Sobre os maiores desafios que o grupo EDP enfrenta no mercado brasileiro, o analista começa por destacar que a EDP "pretende diversificar a matriz de geração da EDP Brasil, diminuindo a exposição hídrica e térmica com desinvestimentos aliados à adição de geração solar".
"A estratégia é desafiadora na medida em que os preços para os novos contratos de geração estão muito baixos, diminuindo a atratividade dos investimentos na construção de novas centrais solares", considera.
Em relação às perspetivas para o sector energético no Brasil nos próximos anos, Bernardo Viero destaca vários segmentos.
"Nos negócios de distribuição, espera-se um crescimento médio de 3,4% ao ano no consumo de rede até 2032, com cenários pessimistas e otimistas podendo entregar um crescimento anual médio na ordem de 2,8% e 4,1%, respectivamente. Isso deve ocorrer com um impulso no número de unidades consumidoras e consumo médio por unidade".
Na produção, "ainda pesa a pressão baixista sobre os contratos convencionais e incentivados de longo prazo para a comercialização de energia, que atinge de sobremaneira as geradoras que precisam, periodicamente, recontratar os seus balanços energéticos.

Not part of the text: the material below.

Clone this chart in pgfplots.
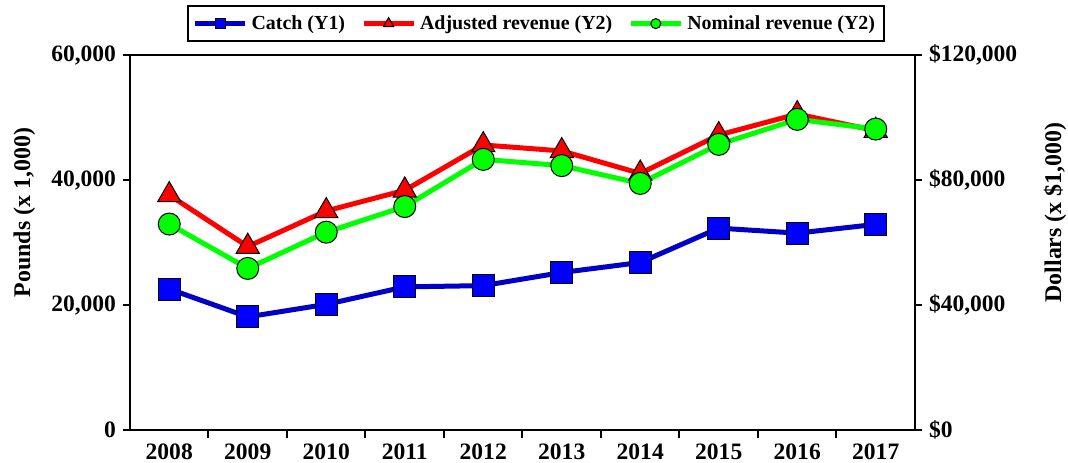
\documentclass[border=0pt]{standalone}
\usepackage{fontspec}
\setmainfont{Liberation Serif}
\usepackage{pgfplots}
\pgfplotsset{compat=1.18}
\definecolor{catchline}{RGB}{0,0,200}
\definecolor{catchfill}{RGB}{0,0,255}
\definecolor{adjred}{RGB}{255,0,0}
\definecolor{nomgreen}{RGB}{0,255,0}
\begin{document}
\begin{tikzpicture}
\path[use as bounding box] (-65bp,-16.5bp) rectangle (469bp,215bp);
\pgfplotsset{
  common/.style={
    width=392.5bp, height=187.5bp, scale only axis,
    xmin=-0.5, xmax=9.5,
    tick align=outside,
    axis line style={line width=1bp, black},
    every tick/.style={line width=1bp, black},
    scaled ticks=false,
    /pgf/number format/.cd, 1000 sep={,}, fixed, assume math mode=true,
    /pgfplots/.cd,
    ticklabel style={font=\bfseries\fontsize{11.8}{13}\selectfont},
    label style={font=\bfseries\fontsize{12}{14}\selectfont},
  },
  legend image code/.code={\draw[mark repeat=2,mark phase=2,#1] plot coordinates {(0bp,0bp)(12.5bp,0bp)(25bp,0bp)};},
}
\begin{axis}[common,
  ymin=0, ymax=60000,
  ytick={0,20000,40000,60000},
  ytick pos=left, xtick pos=bottom,
  xtick={0,...,9},
  xticklabels={2008,2009,2010,2011,2012,2013,2014,2015,2016,2017},
  major x tick style={draw=none},
  minor xtick={0.5,1.5,2.5,3.5,4.5,5.5,6.5,7.5,8.5},
  minor tick length=4bp,
  major tick length=3.5bp,
  ylabel={Pounds (x 1,000)},
  ylabel style={at={(rel axis cs:0,0.58)}, anchor=center, yshift=52.75bp},
  clip=false,
]
\addplot[catchline, line width=2.5bp, mark=square*, mark size=5.5bp,
  mark options={draw=black, fill=catchfill, line width=0.5bp, solid}]
  coordinates {(0,22560) (1,18100) (2,20100) (3,22900) (4,23100) (5,25200) (6,26800) (7,32300) (8,31500) (9,32900)};
\end{axis}
\begin{axis}[common,
  ymin=0, ymax=120000,
  axis x line=none, axis y line*=right,
  ytick={0,40000,80000,120000},
  yticklabel={\$\pgfmathprintnumber{\tick}},
  major tick length=3.5bp,
  ylabel={Dollars (x \$1,000)},
  ylabel style={at={(rel axis cs:1,0.58)}, anchor=center, yshift=-70bp},
  clip=false,
  legend columns=3,
  legend style={at={(rel axis cs:0.517,1)}, anchor=south, yshift=6.5bp,
    draw=black, line width=1bp, inner sep=2.5bp,
    font=\bfseries\fontsize{10}{12}\selectfont,
    /tikz/every even column/.append style={column sep=6bp}},
]
\addlegendimage{catchline, line width=2.5bp, mark=square*, mark size=2.5bp,
  mark options={draw=black, fill=catchfill, line width=0.5bp, solid}}
\addlegendentry{Catch (Y1)}
\addplot[adjred, line width=2.5bp, mark=triangle*, mark size=6.7bp,
  mark options={draw=black, fill=adjred, line width=0.5bp, solid},
  legend image post style={mark size=3bp}]
  coordinates {(0,75200) (1,58700) (2,70100) (3,76700) (4,91200) (5,89300) (6,82100) (7,94400) (8,101100) (9,95800)};
\addlegendentry{Adjusted revenue (Y2)}
\addplot[nomgreen, line width=2.5bp, mark=*, mark size=5.5bp,
  mark options={draw=black, fill=nomgreen, line width=0.5bp, solid},
  legend image post style={mark size=2.5bp}]
  coordinates {(0,65900) (1,51700) (2,63300) (3,71500) (4,86600) (5,84600) (6,78900) (7,91400) (8,99400) (9,96300)};
\addlegendentry{Nominal revenue (Y2)}
\end{axis}
\end{tikzpicture}
\end{document}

Todavia, como o mercado mantém uma visão pessimista a despeito do histórico cíclico dessa variável, qualquer retomada no nível de preços mediante um aumento acima do esperado no volume consumido, ou de um período chuvoso abaixo da média histórica, pode suscitar uma reversão nos preços e melhorar o cenário para as empresas".
Já no segmento de transporte, nos próximos dez anos "deverá oferecer oportunidades de investimento de 142,6 mil milhões de reais (26 mil milhões de euros) para a construção de novas linhas a serem leiloadas".
"Estimando receitas anuais contratuais de cerca de 10% dos investimentos necessários para a construção desses ativos, em valores atuais podemos projetar mais 14,3 mil milhões de reais (2,6 mil milhões de euros) de receitas de novos contratos sendo adicionadas ao mercado, representando um crescimento próximo de 30% em relação ao que se observa hoje", afirma.